I really should have brought more water.  What the fuck was I thinking going for a walk without more water?  It's like I wasn't born here or something.  It is rather hot.  But still quite a cracking pace still.  Well done you.  Oh Tracey Chapman.  You're a bit sad, I'm going to skip you and ah that's better some completely inappropriate Scissors Sisters.  Ah, a quick selfie for the blog page.  Yuk.  Another one.  For the love of Dr Seuss Alison Clare smile?  Fine.  That'll do.

The Eighth Kilometre.

Almost there. This is about where those pedestrians got hit recently.  God that was horrible. Poor Rozelle.  Life is so random. I have such a headache.  I really need some more water.  Must text Nick to tell him to start driving to Pyrmont soon.  Ooh, a tap, full water botttles again.  God it's so hot. That was such a lovely NYE we had last night. So hot.

The Ninth Kilometre.

There is something incredibly satisfying about walking isn't there?  I really am too hot to think.  Take off my hat there you go idiot woman - let a little bit of breeze ruffle your hair and cool you down. It's like you're a child sometimes.  Oh shit.  Drugged out weirdo alert. He's coming straight for me. What is it about me? Aha, well avoided Al!
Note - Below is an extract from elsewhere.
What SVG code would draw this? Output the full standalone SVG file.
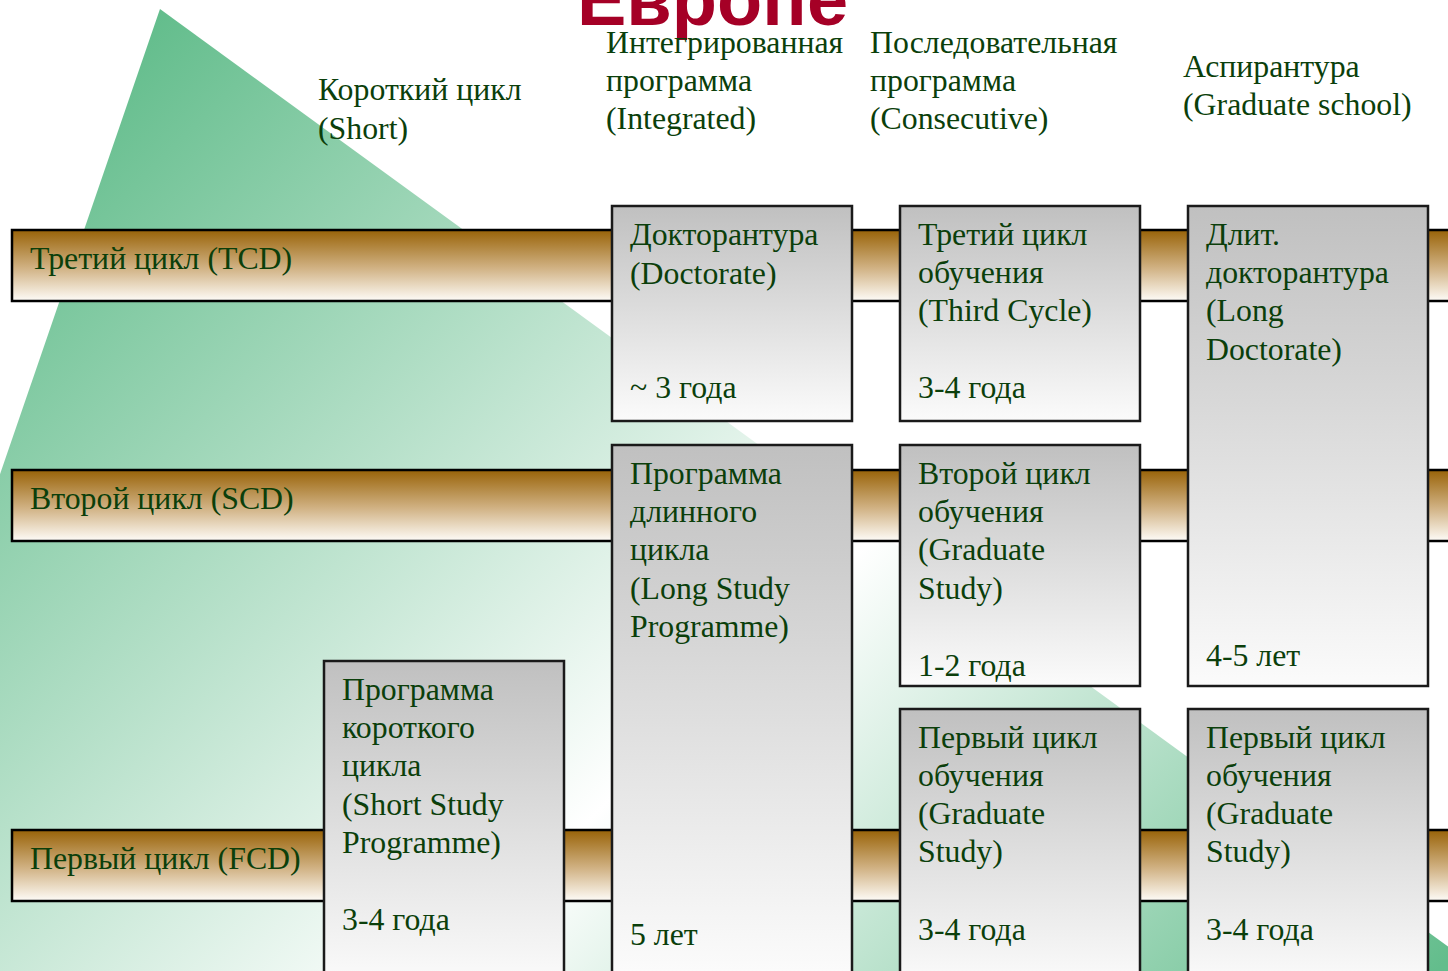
<svg xmlns="http://www.w3.org/2000/svg" width="1448" height="971" viewBox="0 0 1448 971">
<defs>
<linearGradient id="tri" gradientUnits="userSpaceOnUse" x1="85" y1="85" x2="1204" y2="1204">
<stop offset="0" stop-color="#63bd8c"/>
<stop offset="0.554" stop-color="#ffffff"/>
<stop offset="1" stop-color="#63bd8c"/>
</linearGradient>
<linearGradient id="band" x1="0" y1="0" x2="0" y2="1">
<stop offset="0" stop-color="#996308"/>
<stop offset="0.55" stop-color="#d2b487"/>
<stop offset="1" stop-color="#fefcf8"/>
</linearGradient>
<linearGradient id="box" x1="0" y1="0" x2="0" y2="1">
<stop offset="0" stop-color="#c0c0c0"/>
<stop offset="1" stop-color="#fbfbfb"/>
</linearGradient>
<linearGradient id="boxTall" gradientUnits="userSpaceOnUse" x1="0" y1="445" x2="0" y2="971">
<stop offset="0" stop-color="#c0c0c0"/>
<stop offset="1" stop-color="#fbfbfb"/>
</linearGradient>
</defs>
<style>
text{font-family:"Liberation Serif","Times New Roman",serif;font-size:31.8px;fill:#0b3f0b}
.band{fill:url(#band);stroke:#000;stroke-width:2.5}
.box{fill:url(#box);stroke:#1a1a1a;stroke-width:2.5}
.title{font-family:"Liberation Sans",Arial,sans-serif;font-weight:bold;font-size:74px;fill:#a50026}
</style>
<rect width="1448" height="971" fill="#ffffff"/>
<polygon points="160,9 -2,480 -2,973 1450,973 1450,948" fill="url(#tri)"/>
<text class="title" x="577" y="25">Европе</text>
<g id="headers">
<text x="318" y="100">Короткий цикл</text>
<text x="318" y="139">(Short)</text>
<text x="606" y="53">Интегрированная</text>
<text x="606" y="91">программа</text>
<text x="606" y="129">(Integrated)</text>
<text x="870" y="53">Последовательная</text>
<text x="870" y="91">программа</text>
<text x="870" y="129">(Consecutive)</text>
<text x="1183" y="77">Аспирантура</text>
<text x="1183" y="115">(Graduate school)</text>
</g>
<g id="band-tcd">
<rect class="band" x="12" y="230" width="1450" height="71"/>
<text x="30" y="269">Третий цикл (TCD)</text>
</g>
<g id="band-scd">
<rect class="band" x="12" y="470" width="1450" height="71"/>
<text x="30" y="509">Второй цикл (SCD)</text>
</g>
<g id="band-fcd">
<rect class="band" x="12" y="830" width="1450" height="71"/>
<text x="30" y="869">Первый цикл (FCD)</text>
</g>
<g id="connectors"/>
<g id="box-doctorate">
<rect class="box" x="612" y="206" width="240" height="215"/>
<text x="630" y="245">Докторантура</text>
<text x="630" y="284">(Doctorate)</text>
<text x="630" y="398">~ 3 года</text>
</g>
<g id="box-third-cycle">
<rect class="box" x="900" y="206" width="240" height="215"/>
<text x="918" y="245">Третий цикл</text>
<text x="918" y="283">обучения</text>
<text x="918" y="321">(Third Cycle)</text>
<text x="918" y="398">3-4 года</text>
</g>
<g id="box-long-doctorate">
<rect class="box" x="1188" y="206" width="240" height="480"/>
<text x="1206" y="245">Длит.</text>
<text x="1206" y="283">докторантура</text>
<text x="1206" y="321">(Long</text>
<text x="1206" y="360">Doctorate)</text>
<text x="1206" y="666">4-5 лет</text>
</g>
<g id="box-long-study">
<rect x="612" y="445" width="240" height="540" fill="url(#boxTall)" stroke="#1a1a1a" stroke-width="2.5"/>
<text x="630" y="484">Программа</text>
<text x="630" y="522">длинного</text>
<text x="630" y="560">цикла</text>
<text x="630" y="599">(Long Study</text>
<text x="630" y="637">Programme)</text>
<text x="630" y="945">5 лет</text>
</g>
<g id="box-second-cycle">
<rect class="box" x="900" y="445" width="240" height="241"/>
<text x="918" y="484">Второй цикл</text>
<text x="918" y="522">обучения</text>
<text x="918" y="560">(Graduate</text>
<text x="918" y="599">Study)</text>
<text x="918" y="676">1-2 года</text>
</g>
<g id="box-first-cycle-consecutive">
<rect class="box" x="900" y="709" width="240" height="276"/>
<text x="918" y="748">Первый цикл</text>
<text x="918" y="786">обучения</text>
<text x="918" y="824">(Graduate</text>
<text x="918" y="862">Study)</text>
<text x="918" y="940">3-4 года</text>
</g>
<g id="box-first-cycle-graduate">
<rect class="box" x="1188" y="709" width="240" height="276"/>
<text x="1206" y="748">Первый цикл</text>
<text x="1206" y="786">обучения</text>
<text x="1206" y="824">(Graduate</text>
<text x="1206" y="862">Study)</text>
<text x="1206" y="940">3-4 года</text>
</g>
<g id="box-short-study">
<rect class="box" x="324" y="661" width="240" height="324"/>
<text x="342" y="700">Программа</text>
<text x="342" y="738">короткого</text>
<text x="342" y="776">цикла</text>
<text x="342" y="815">(Short Study</text>
<text x="342" y="853">Programme)</text>
<text x="342" y="930">3-4 года</text>
</g>
</svg>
Though poor man at bus stop stuck with him now.  Oh well, a girl's gotta. Oh FFS ladies - why do you have to walk four across?  Hello! Excuse me! Excuse me!

The Tenth Kilometre.

Well aren't you an idiot Alison - now you've got to step up the pace so you stay ahead of them. Wow Anzac Bridge looks amazing from this angle. It really is a lovely bridge.  Hey Peter Fitz - I know I know about the Aussie flag but it is looking a bit amazing flying up there.  God I love Sydney, it's like the best city.  It's not London no - but look at that girlfriend?  What a gorgeous city?  What's that little app lady?  I've done 10 kilometres? That means google maps is a liar, I was supposed to be there in 9.9 kilometres and I am NOT at Pyrmont I am still on the bridge.

The Eleventh Kilometre.

This is the longest bridge in the freaking world.  I hate walking. It's so hot I think I might die before I get there.  How can Google maps get this wrong? Mind you Apple maps did too. Aww look at those old people taking their constitutional though seriously dude you're walking on the wrong side of the past.  Fine, I'll move but only because you're old and it's polite not because you're doing the right thing.  And they say people have no manners. I even gave him a smile and a 'Happy New Year'.  I am like the Mother Teresa of walking just now.

The Twelfth Kilometre.

Almost there!  What a great down bridge.  Remind me never to walk the other way, I'd be over it before I started.  Oh, that's cooler out of the sun.  Pyrmont eh, now where do Brad and James bloody live again. Okay, there's the building.  Right.  I can't wait to have water.  If they are not there I might just break in. Here I am.

It is done. What's my distance? 11.66 kilometres. Yuk. All the sweats.

"Hey James - it's Al - buzz me in will you?  Thanks."